Why is there a tone when you call someone, before they answer the phone?

In: Technology

3 Answers

Anonymous 0 Comments

not entirely sure which tone you mean but generally you basically get a confirmation that the connection is being handled

Anonymous 0 Comments

If you hear the tone right after each ring, it usually means the person you are calling is on another phone call at that moment.

Anonymous 0 Comments

You know how your smartphone plays a song when somebody calls you? And you can set up a “ringtone” in your smartphone to change that song to anything you like, so you can have it be a favorite / annoying / funny song?

Your smartphone can do this because it’s a computer with a speaker, so when you have a call, it can play any audio file in the computer’s storage.

In contrast, [here is a video of an old-school early 1980’s landline phone ringing](https://www.youtube.com/watch?v=u52UUO6vN-E&t=122s). As the guy in the video explains, it doesn’t have a speaker (and it certainly doesn’t have a computer). That ringing sound is being produced by a bell being hit with a hammer.

Back when this kind of phone was in use, you’d have heard the tones you’re asking about, because they were the tones that were “telling” the other person’s phone to ring the bell. If you dial 555-1234 and heard: tone, tone, tone, then the other person said “Hello?” you’d know that their phone rang three times — meaning it *literally rang the actual physical bell* three times. The tones you heard were the signals that were *causing* the bell to ring.

Sometime in the last 30-ish years they changed this part of the phone system. Nowadays, the tones are played by a phone system computer to tell the caller that the connection has been made and the system is waiting for the other person to answer the call.
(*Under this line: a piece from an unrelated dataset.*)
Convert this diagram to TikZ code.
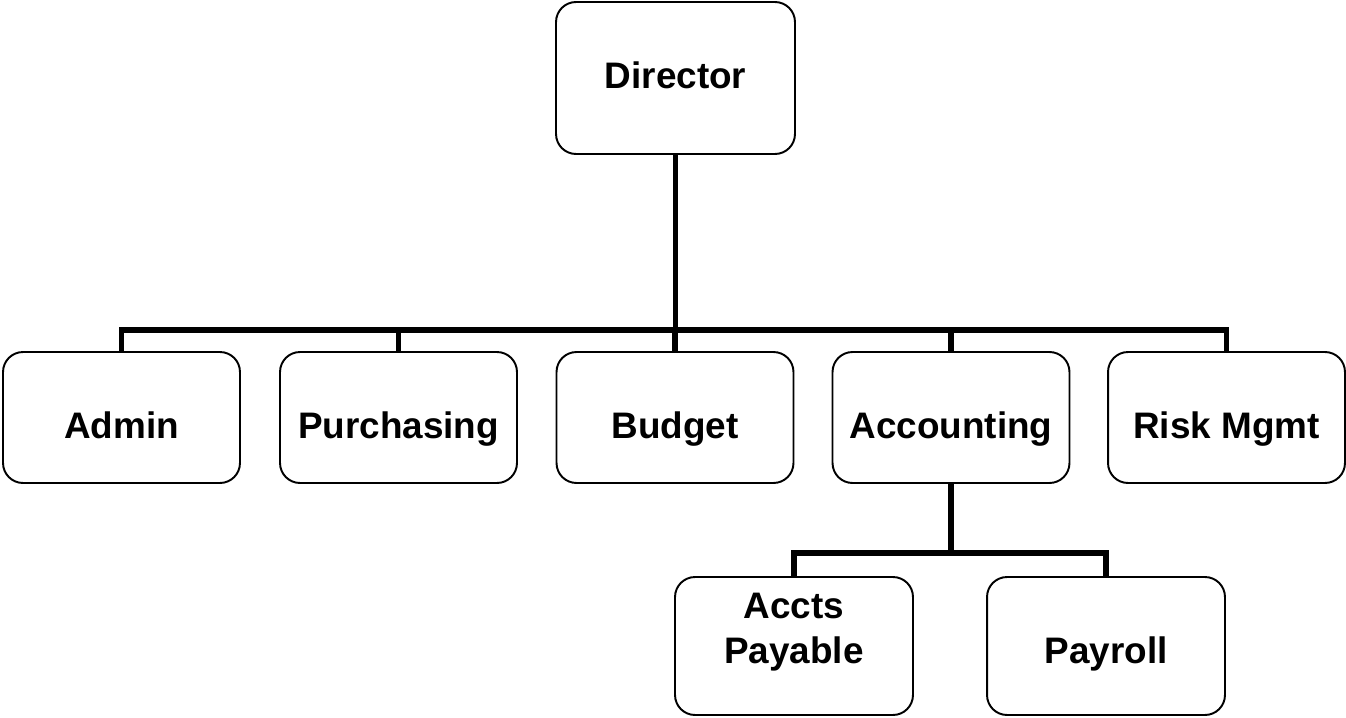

The tones it plays for you don’t correspond anymore to physical rings. Of course, if you’re calling a cellphone, it doesn’t even *have* a concept of “ringing three times”, it just plays the song until the person answers the call or a certain number of seconds have passed.

But even if you’re calling your friend Bob, who has an early 1980’s style phone plugged into a landline, the phone system doesn’t bother anymore to “sync up” the tones the phone system computer plays for you with the signal the phone system sends to tell Bob’s phone to ring the bell.

So you can hear tone, tone, tone, “Hello?” And then say “Hey Bob, why’d it take three rings for you to answer? Were you taking a bath or something?” And Bob might say “What are you talking about? My phone only rang twice.”

(Yes, you can still buy landline telephone service, connect one of those old phones to the wall, and make / receive calls.)